### Exercise goal
Give nothing except the number of lines containing the word "with".

### Records to process
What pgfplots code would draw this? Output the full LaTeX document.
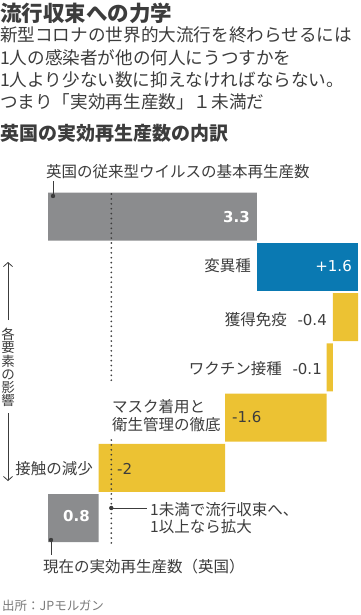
\documentclass[border=0pt]{standalone}
\usepackage{pgfplots}
\pgfplotsset{compat=1.18}
\usetikzlibrary{arrows.meta}
\usepackage{fontspec}
\setmainfont{Noto Sans CJK JP}
\newfontfamily\numfont{DejaVu Sans}
\definecolor{txt}{HTML}{3C3C3C}
\definecolor{srcc}{HTML}{7A7A7A}
\definecolor{barg}{HTML}{8B8C8E}
\definecolor{barb}{HTML}{0A79B2}
\definecolor{bary}{HTML}{ECC233}
\newcommand{\fs}[1]{\fontsize{#1bp}{#1bp}\selectfont}
\begin{document}
\begin{tikzpicture}[x=1bp,y=-1bp]
\path[use as bounding box] (0,0) rectangle (360,615);
\begin{axis}[
  at={(0bp,-615bp)}, anchor=south west,
  scale only axis, width=360bp, height=615bp,
  xmin=-0.7583, xmax=4.9289,
  ymin=-3.308, ymax=8.930, y dir=reverse,
  hide axis, clip=false,
  xbar stacked, bar width=0.955,
]
% invisible base
\addplot[draw=none, fill=none] coordinates {(0,1) (3.3,2) (4.5,3) (4.4,4) (2.8,5) (0.8,6) (0,7)};
% gray: basic and current
\addplot[draw=none, fill=barg] coordinates {(3.3,1) (0,2) (0,3) (0,4) (0,5) (0,6) (0.8,7)};
% blue: variant
\addplot[draw=none, fill=barb] coordinates {(0,1) (1.6,2) (0,3) (0,4) (0,5) (0,6) (0,7)};
% yellow: reductions
\addplot[draw=none, fill=bary] coordinates {(0,1) (0,2) (0.4,3) (0.1,4) (1.6,5) (2,6) (0,7)};
\end{axis}
% dotted R=1 line
\draw[txt, line width=1.9bp, line cap=round, dash pattern=on 0bp off 4.9bp] (111.3,194) -- (111.3,383);
\draw[txt, line width=1.9bp, line cap=round, dash pattern=on 0bp off 4.9bp] (111.3,440) -- (111.3,545);
% titles
\node[anchor=west, inner sep=0, txt, font=\fs{21.5}\bfseries] at (0,13) {流行収束への力学};
\node[anchor=west, inner sep=0, txt, font=\fs{17.6}] at (0,35) {新型コロナの世界的大流行を終わらせるには};
\node[anchor=west, inner sep=0, txt, font=\fs{17.6}] at (0,57.5) {1人の感染者が他の何人にうつすかを};
\node[anchor=west, inner sep=0, txt, font=\fs{17.6}] at (0,80) {1人より少ない数に抑えなければならない。};
\node[anchor=west, inner sep=0, txt, font=\fs{17.6}] at (0,102) {つまり「実効再生産数」１未満だ};
\node[anchor=west, inner sep=0, txt, font=\fs{19}\bfseries] at (0,133) {英国の実効再生産数の内訳};
% top annotation
\node[anchor=west, inner sep=0, txt, font=\fs{15.5}] at (46,172) {英国の従来型ウイルスの基本再生産数};
\draw[txt, line width=1bp] (53,196) -- (53,181);
\fill[txt] (53,196) circle (2.2bp);
% bar labels
\node[anchor=east, inner sep=0, white, font=\numfont\fs{15}\bfseries] at (250,217) {3.3};
\node[anchor=east, inner sep=0, txt, font=\fs{15.5}] at (251,266) {変異種};
\node[anchor=east, inner sep=0, white, font=\numfont\fs{15}] at (352,266) {+1.6};
\node[anchor=east, inner sep=0, txt, font=\fs{15.5}] at (287,320) {獲得免疫};
\node[anchor=east, inner sep=0, txt, font=\numfont\fs{15}] at (327,320) {-0.4};
\node[anchor=east, inner sep=0, txt, font=\fs{15.5}] at (282,369) {ワクチン接種};
\node[anchor=east, inner sep=0, txt, font=\numfont\fs{15}] at (322,369) {-0.1};
\node[anchor=west, inner sep=0, txt, font=\fs{15.5}] at (112,407) {マスク着用と};
\node[anchor=west, inner sep=0, txt, font=\fs{15.5}] at (112,425) {衛生管理の徹底};
\node[anchor=west, inner sep=0, txt, font=\numfont\fs{15}] at (232,417) {-1.6};
\node[anchor=east, inner sep=0, txt, font=\fs{15.5}] at (93,469) {接触の減少};
\node[anchor=west, inner sep=0, txt, font=\numfont\fs{15}] at (117,469) {-2};
\node[anchor=east, inner sep=0, white, font=\numfont\fs{15}\bfseries] at (90,516) {0.8};
% threshold annotation
\draw[txt, line width=1bp] (111.3,508) -- (147,508);
\fill[txt] (111.3,508) circle (2.2bp);
\node[anchor=west, inner sep=0, txt, font=\fs{15.5}] at (150,510) {1未満で流行収束へ、};
\node[anchor=west, inner sep=0, txt, font=\fs{15.5}] at (150,527) {1以上なら拡大};
% bottom annotation
\draw[txt, line width=1bp] (51,540) -- (51,555);
\fill[txt] (51,540) circle (2.2bp);
\node[anchor=west, inner sep=0, txt, font=\fs{15.5}] at (43,567) {現在の実効再生産数（英国）};
% left vertical arrows and label
\draw[txt, line width=0.8bp, -{Straight Barb[length=4bp,width=9bp]}] (8,320) -- (8,262);
\draw[txt, line width=0.8bp, -{Straight Barb[length=4bp,width=9bp]}] (8,413) -- (8,481);
\node[inner sep=0, txt, font=\fs{13.5}, align=center] at (8,367.5) {各\\[-0.3bp]要\\[-0.3bp]素\\[-0.3bp]の\\[-0.3bp]影\\[-0.3bp]響};
% source
\node[anchor=west, inner sep=0, srcc, font=\fs{12.5}] at (2,606) {出所：JPモルガン};
\end{tikzpicture}
\end{document}
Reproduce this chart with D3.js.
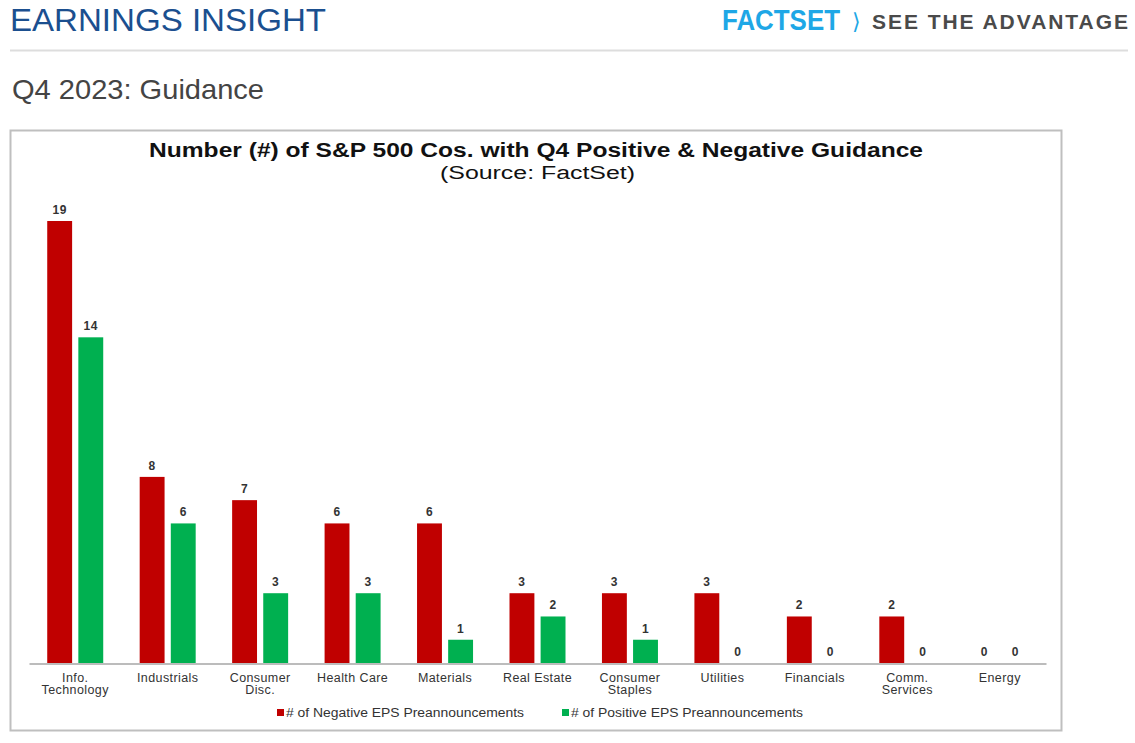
<!DOCTYPE html>
<html>
<head>
<meta charset="utf-8">
<script src="https://cdn.jsdelivr.net/npm/d3@7"></script>
<style>
  body { margin: 0; background: #fff; }
  svg { display: block; }
</style>
</head>
<body>
<script>
var w = 1135;
var h = 743;

// data
var categories = [["Info.", "Technology"], ["Industrials"], ["Consumer", "Disc."], ["Health Care"],
    ["Materials"], ["Real Estate"], ["Consumer", "Staples"], ["Utilities"], ["Financials"],
    ["Comm.", "Services"], ["Energy"]];
var negative = [19, 8, 7, 6, 6, 3, 3, 3, 2, 2, 0];
var positive = [14, 6, 3, 3, 1, 2, 1, 0, 0, 0, 0];
var seriesNames = ["# of Negative EPS Preannouncements", "# of Positive EPS Preannouncements"];
var seriesColors = ["#c00000", "#00b050"];

var font = "'Liberation Sans', Arial, sans-serif";

var svg = d3.select("body").append("svg")
    .attr("width", w)
    .attr("height", h);

// page header
svg.append("text")
    .attr("x", 10).attr("y", 31)
    .attr("font-family", font)
    .attr("font-size", "32px")
    .attr("textLength", 316).attr("lengthAdjust", "spacingAndGlyphs")
    .attr("fill", "#1b4f8f")
    .text("EARNINGS INSIGHT");

svg.append("text")
    .attr("x", 722).attr("y", 30)
    .attr("font-family", font)
    .attr("font-weight", "bold")
    .attr("font-size", "29px")
    .attr("textLength", 118).attr("lengthAdjust", "spacingAndGlyphs")
    .attr("fill", "#1ea7e6")
    .text("FACTSET");

svg.append("text")
    .attr("x", 852).attr("y", 29)
    .attr("font-family", "'DejaVu Sans', sans-serif")
    .attr("font-size", "22px")
    .attr("fill", "#1ea7e6")
    .text("\u27E9");

svg.append("text")
    .attr("x", 872).attr("y", 29)
    .attr("font-family", font)
    .attr("font-weight", "bold")
    .attr("font-size", "21px")
    .attr("textLength", 256).attr("lengthAdjust", "spacing")
    .attr("fill", "#4a4a4a")
    .text("SEE THE ADVANTAGE");

svg.append("line")
    .attr("x1", 10).attr("x2", 1128)
    .attr("y1", 50.5).attr("y2", 50.5)
    .attr("stroke", "#dddddd").attr("stroke-width", 2);

svg.append("text")
    .attr("x", 12).attr("y", 99)
    .attr("font-family", font)
    .attr("font-size", "28px")
    .attr("textLength", 252).attr("lengthAdjust", "spacingAndGlyphs")
    .attr("fill", "#444")
    .text("Q4 2023: Guidance");

// chart frame
svg.append("rect")
    .attr("x", 10.5).attr("y", 130.5)
    .attr("width", 1051).attr("height", 600)
    .attr("fill", "#fff")
    .attr("stroke", "#bfbfbf").attr("stroke-width", 2);

svg.append("text")
    .attr("x", 149).attr("y", 157)
    .attr("font-family", font)
    .attr("font-weight", "bold")
    .attr("font-size", "20px")
    .attr("textLength", 774).attr("lengthAdjust", "spacingAndGlyphs")
    .attr("fill", "#111")
    .text("Number (#) of S&P 500 Cos. with Q4 Positive & Negative Guidance");

svg.append("text")
    .attr("x", 440).attr("y", 179)
    .attr("font-family", font)
    .attr("font-size", "18px")
    .attr("textLength", 195).attr("lengthAdjust", "spacingAndGlyphs")
    .attr("fill", "#111")
    .text("(Source: FactSet)");

// scales
var x0 = d3.scaleBand().domain(d3.range(categories.length)).range([29, 1046]);
var x1 = d3.scaleBand().domain([0, 1]).range([-28, 28]).paddingInner(0.2);
var y = d3.scaleLinear().domain([0, 19]).range([663, 221]);

var groups = svg.selectAll("g.grp")
    .data(categories)
    .enter()
    .append("g")
    .attr("class", "grp")
    .attr("transform", function(d, i) {
        return "translate(" + (x0(i) + x0.bandwidth() / 2) + ",0)";
    });

var series = [negative, positive];

groups.each(function(d, i) {
    var g = d3.select(this);
    series.forEach(function(s, k) {
        var v = s[i];
        g.append("rect")
            .attr("x", x1(k))
            .attr("y", y(v))
            .attr("width", x1.bandwidth())
            .attr("height", y(0) - y(v))
            .attr("fill", seriesColors[k]);
        g.append("text")
            .attr("x", x1(k) + x1.bandwidth() / 2)
            .attr("y", y(v) - 7)
            .attr("text-anchor", "middle")
            .attr("font-family", font)
            .attr("font-weight", "bold")
            .attr("font-size", "12px")
            .attr("letter-spacing", "0.5px")
            .attr("fill", "#333")
            .text(v);
    });
    d.forEach(function(line, j) {
        g.append("text")
            .attr("x", 0)
            .attr("y", 682 + j * 12)
            .attr("text-anchor", "middle")
            .attr("font-family", font)
            .attr("font-size", "12.5px")
            .attr("letter-spacing", "0.4px")
            .attr("fill", "#333")
            .text(line);
    });
});

// axis line
var xAxis = d3.axisBottom(d3.scaleLinear().range([29, 1046])).ticks(0).tickSize(0);
svg.append("g")
    .attr("transform", "translate(0,663.5)")
    .call(xAxis)
    .call(function(g) {
        g.select(".domain").attr("stroke", "#a6a6a6").attr("stroke-width", 1.5);
        g.selectAll("text").remove();
    });

// legend
var legendX = [277, 562];
var legendLen = [238, 232];
seriesNames.forEach(function(name, k) {
    svg.append("rect")
        .attr("x", legendX[k]).attr("y", 709)
        .attr("width", 7).attr("height", 7)
        .attr("fill", seriesColors[k]);
    svg.append("text")
        .attr("x", legendX[k] + 9).attr("y", 717)
        .attr("font-family", font)
        .attr("font-size", "12.5px")
        .attr("textLength", legendLen[k]).attr("lengthAdjust", "spacingAndGlyphs")
        .attr("fill", "#333")
        .text(name);
});
</script>
</body>
</html>
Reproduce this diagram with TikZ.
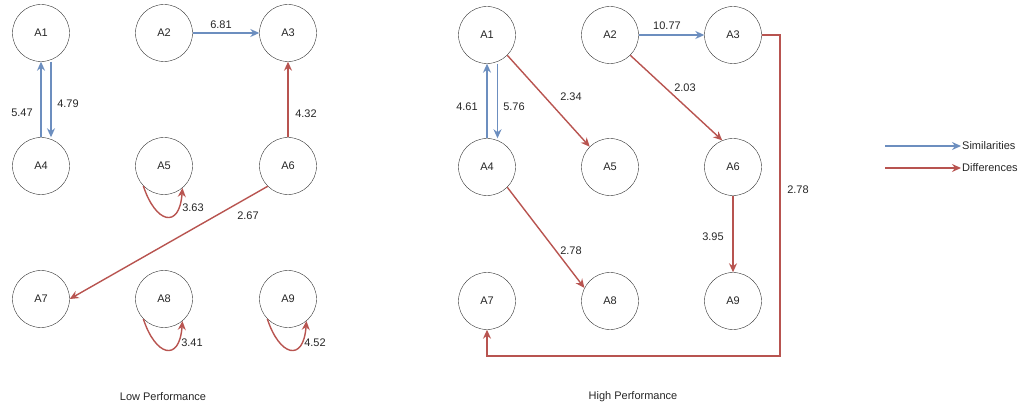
\documentclass[tikz,border=0pt]{standalone}
\usepackage{fontspec}
\setmainfont{Liberation Sans}
\usetikzlibrary{arrows.meta}
\definecolor{simblue}{HTML}{6C8EBF}
\definecolor{diffred}{HTML}{B85450}
\begin{document}
\begin{tikzpicture}[x=1pt,y=-1pt,
  font=\fontsize{11}{13}\selectfont, text=black!85,
  state/.style={draw=black!80,circle,minimum size=57pt,inner sep=0pt},
  sim/.style={draw=simblue,line width=1.4pt,-{Stealth[length=9pt,width=8pt]}},
  diff/.style={draw=diffred,line width=1.4pt,-{Stealth[length=9pt,width=8pt]}}]
\useasboundingbox (0,0) rectangle (1024,411);
% low performance
\node[state] (l1) at (41,33) {A1};
\node[state] (l2) at (164,33) {A2};
\node[state] (l3) at (288,33) {A3};
\node[state] (l4) at (41,166) {A4};
\node[state] (l5) at (164,166) {A5};
\node[state] (l6) at (288,166) {A6};
\node[state] (l7) at (41,299) {A7};
\node[state] (l8) at (164,299) {A8};
\node[state] (l9) at (288,299) {A9};
\draw[sim] (l4.north) -- (l1.south);
\draw[sim] ([xshift=10pt]l1.south) -- ([xshift=10pt]l4.north);
\draw[sim] (l2.east) -- (l3.west);
\draw[diff] (l6.north) -- (l3.south);
\draw[diff] (l6.south west) -- (l7.east);
\draw[diff] (l5.-136) .. controls +(12,37) and +(-3,42) .. (l5.-50);
\draw[diff] (l8.-136) .. controls +(12,37) and +(-3,42) .. (l8.-50);
\draw[diff] (l9.-136) .. controls +(12,37) and +(-3,42) .. (l9.-50);
\node (w547) at (22,113) {5.47};
\node (w479) at (68,104) {4.79};
\node (w681) at (221,25) {6.81};
\node (w432) at (306,114) {4.32};
\node (w363) at (193,208) {3.63};
\node (w267) at (248,216) {2.67};
\node (w341) at (192,343) {3.41};
\node (w452) at (315,343) {4.52};
\node (lowtitle) at (163,397) {Low Performance};
% high performance
\node[state] (r1) at (487,35) {A1};
\node[state] (r2) at (610,35) {A2};
\node[state] (r3) at (733,35) {A3};
\node[state] (r4) at (487,167) {A4};
\node[state] (r5) at (610,167) {A5};
\node[state] (r6) at (733,167) {A6};
\node[state] (r7) at (487,301) {A7};
\node[state] (r8) at (610,301) {A8};
\node[state] (r9) at (733,301) {A9};
\coordinate (rturn) at (780,356);
\draw[sim] (r4.north) -- (r1.south);
\draw[sim] ([xshift=10.5pt]r1.south) -- ([xshift=10.5pt]r4.north);
\draw[sim] (r2.east) -- (r3.west);
\draw[diff] (r1.south east) -- (r5.north west);
\draw[diff] (r2.south east) -- (r6.112);
\draw[diff] (r4.south east) -- (r8.153);
\draw[diff] (r6.south) -- (r9.north);
\draw[diff] (r3.east) -| (rturn) -| (r7.south);
\node (w461) at (467,107) {4.61};
\node (w576) at (514,107) {5.76};
\node (w234) at (571,97) {2.34};
\node (w1077) at (667,26) {10.77};
\node (w203) at (685,88) {2.03};
\node (w278a) at (571,251) {2.78};
\node (w395) at (713,237) {3.95};
\node (w278b) at (798,190) {2.78};
\node (hightitle) at (633,397) {High Performance};
% legend
\coordinate (simstart) at (885,146);
\coordinate (diffstart) at (885,168);
\node[anchor=west,inner sep=1pt] (simtext) at (961,146) {Similarities};
\node[anchor=west,inner sep=1pt] (difftext) at (961,168) {Differences};
\draw[sim] (simstart) -- (simtext.west);
\draw[diff] (diffstart) -- (difftext.west);
\end{tikzpicture}
\end{document}
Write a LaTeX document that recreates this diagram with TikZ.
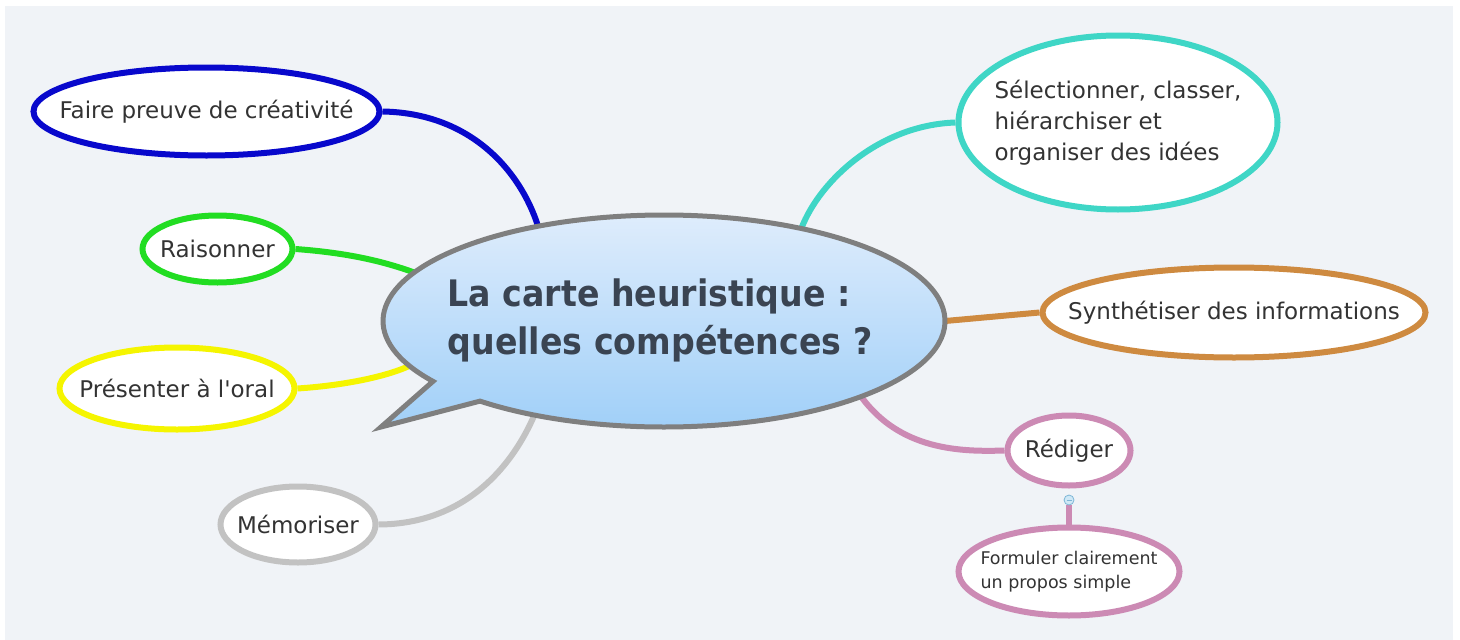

### Written solution
4